Coastal governors decry limited role in offshore drilling plan

Coastal governors decry limited role in offshore drilling plan
09 Aug
2012

Source: Fuel Fix

The Obama administration ignored the wishes of coastal leaders when assembling a plan for offshore drilling near their shores, says a group of Republican governors from Texas, Louisiana and other states.

In a letter to President Barack Obama late Wednesday and obtained exclusively by Hearst Newspapers, the pro-drilling governors say they are “concerned about the lack of communication from the federal government on critical matters that affect our coastal development.”

In particular, the group complains that the Interior Department did not consult properly with coastal states on its a plan for selling offshore oil and gas drilling leases from 2012-2017 before finalizing the plan in June.

The five-year offshore lease plan focuses on allowing oil and gas development in already-explored areas of the Gulf of Mexico and the Arctic, while ruling out lease sales in Atlantic waters, despite pressure from some Virginia officials eager for exploration off the commonwealth’s shores.

The administration’s program sets up 12 Gulf of Mexico lease sales as well as the possibility of three auctions for rights to drill in waters near Alaska.

The nine governors who wrote Obama on Wednesday under the umbrella of the year-old Outer Continental Shelf Governors Coalition described that drilling plan as anemic.

“The administration fails to expand adequate access to resource-abundant areas in the Arctic and fails to establish leasing in the Mid- and South-Atlantic,” the group said. And Arctic lease sales “may never occur,” the governors said, because the government is requiring further study of that area.

Under the administration’s targeted-leasing approach to Arctic and Alaskan waters, federal regulators will decide what acreage to put on the auction block in a bid to avoid harming wildlife and the indigenous communities that depend on whaling and fishing for food.

The governors also criticized the administration for closing the door to eventually allowing and expediting more than the 12 scheduled auctions in the Gulf of Mexico, even though several sales were delayed after the 2010 oil spill. Gulf Coast states claim a share of federal royalty revenue for oil and gas produced near their shores.

Signers were Govs. Rick Perry of Texas, Sean Parnell of Alaska, Bobby Jindal of Louisiana, Phil Bryant of Mississippi, Robert Bentley of Alabama, Nikki Haley of South Carolina, and Robert McDonnell of Virginia.

Interior Department spokeswoman Kate Kelly rejected the governors’ complaint about poor consultation.

“In developing the five-year program, Interior conducted outreach and sought input from all 50 states, tribes and other stakeholders,” Kelly said. “Through multiple venues, including formal comment periods and public hearings, states provided feedback that helped inform the final plan.”

Tommy Beaudreau, the head of the Bureau of Ocean Energy Management that assembled the leasing program, told Congress in May that his agency conducted public hearings in Gulf Coast states, Washington, and across Alaska’s North Slope and considered more than 280,000 public comments in crafting the final sale schedule.

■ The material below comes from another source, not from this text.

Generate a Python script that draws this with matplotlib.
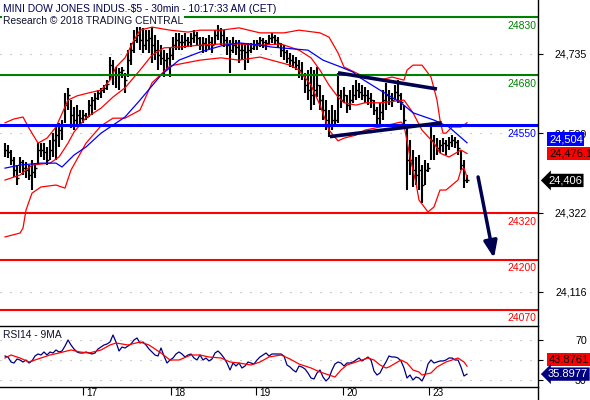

Federal officials first began seeking public input on the five-year program with a formal request for information in August 2008.

When the coastal governors coalition formed in May 2011, the top offshore drilling regulator at the time, Michael Bromwich, sent a letter to the group inviting them to talk about coastal exploration and noted that he regularly met with Louisiana officials on the issue. Bromwich later said the coalition had not taken him up on his invitation to meet.

Separately, Beaudreau has defended the administration’s targeted-leasing plan for Arctic and Alaskan waters as an approach that takes local communities’ needs — as well as other factors — into account.

The Outer Continental Shelf Lands Act, which governs oil and gas leasing in federal waters, requires the government to consult with coastal states and localities while developing leasing programs.

The coastal governors coalition said it still is waiting for a response to a letter it sent the White House in March asking for a dialogue about offshore development.

“For five months, this administration has ignored our outreach attempting to improve the state-federal dialogue,” said Perry spokeswoman Allison Castle.

Randall Luthi, the president of the National Ocean Industries Association, said the governors were “wise to point out the flaws” in the administration’s “deeply disappointing five-year plan.”

A government advisory committee comprising state and local government leaders, which for more than three decades counseled the Interior Department on offshore leasing, exploration and development, was disbanded in 2010.

The House of Representatives voted last month to reject the administration’s five-year drilling plan and replace it with a more aggressive leasing plan backed by GOP leaders, which would schedule 29 auctions over the next five years. A bipartisan coalition in the Senate also is advancing an expanded leasing plan.

But any move to toss out the Obama administration’s five-year offshore program would halt pending lease sales, including a Nov. 28 auction of drilling rights in the western Gulf of Mexico. It almost certainly would trigger a new round of environmental studies of any new sale schedule that could take more than a year to complete.